In “a paper in today’s issue of Philosophical Quarterly”:http://www.ingentaconnect.com/content/bpl/phiq/2005/00000055/00000220/art00003, Michael Bergmann has a discussion of defeaters. Here are the definitions he provides for rebutting and undercutting defeaters.

* d is a rebutting defeater for b iff d is a defeater for b which is (or is an
epistemically appropriate basis for) the belief that b is false
* d is an undercutting defeater for b iff d is a defeater for b which is (or is an
epistemically appropriate basis for) the belief that one’s actual ground or
reason for b is not indicative of b’s truth.

It seems to me these definitions can’t really get at what was driving the identification of these classes. Two examples about chance show this.

Let d be the belief that the objective chance of b is, right now, 0.2. It seems to me that is a _rebutting_ defeater. But since it isn’t sufficient grounds to conclude that b is false, it has to be taken to be an undercutting defeater. And that’s so even if d is not in any sense about my epistemic practices that led me to believe that b.
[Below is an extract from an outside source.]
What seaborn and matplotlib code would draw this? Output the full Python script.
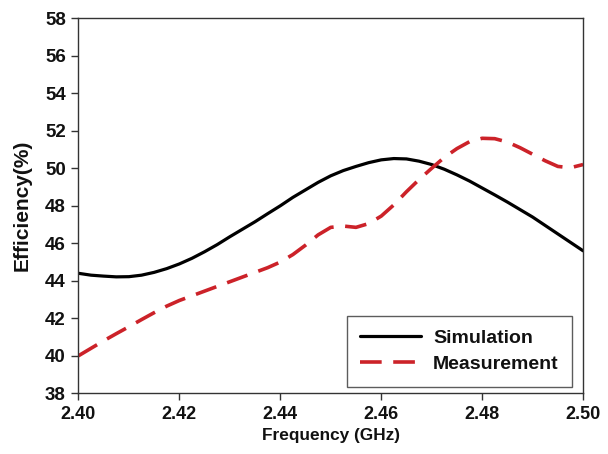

Second example. Let d be the belief that the objective chance of b is, right now, 0.8. In some circumstances, that is incompatible with believing that b, so it is a defeater. But it is clearly not a rebutting defeater. And, since it is compatible with thinking the processes that led to belief that b are very reliable, it isn’t really an undercutting defeater either. So on this definition rebutting and undercutting defeaters aren’t exhaustive, which seems bad.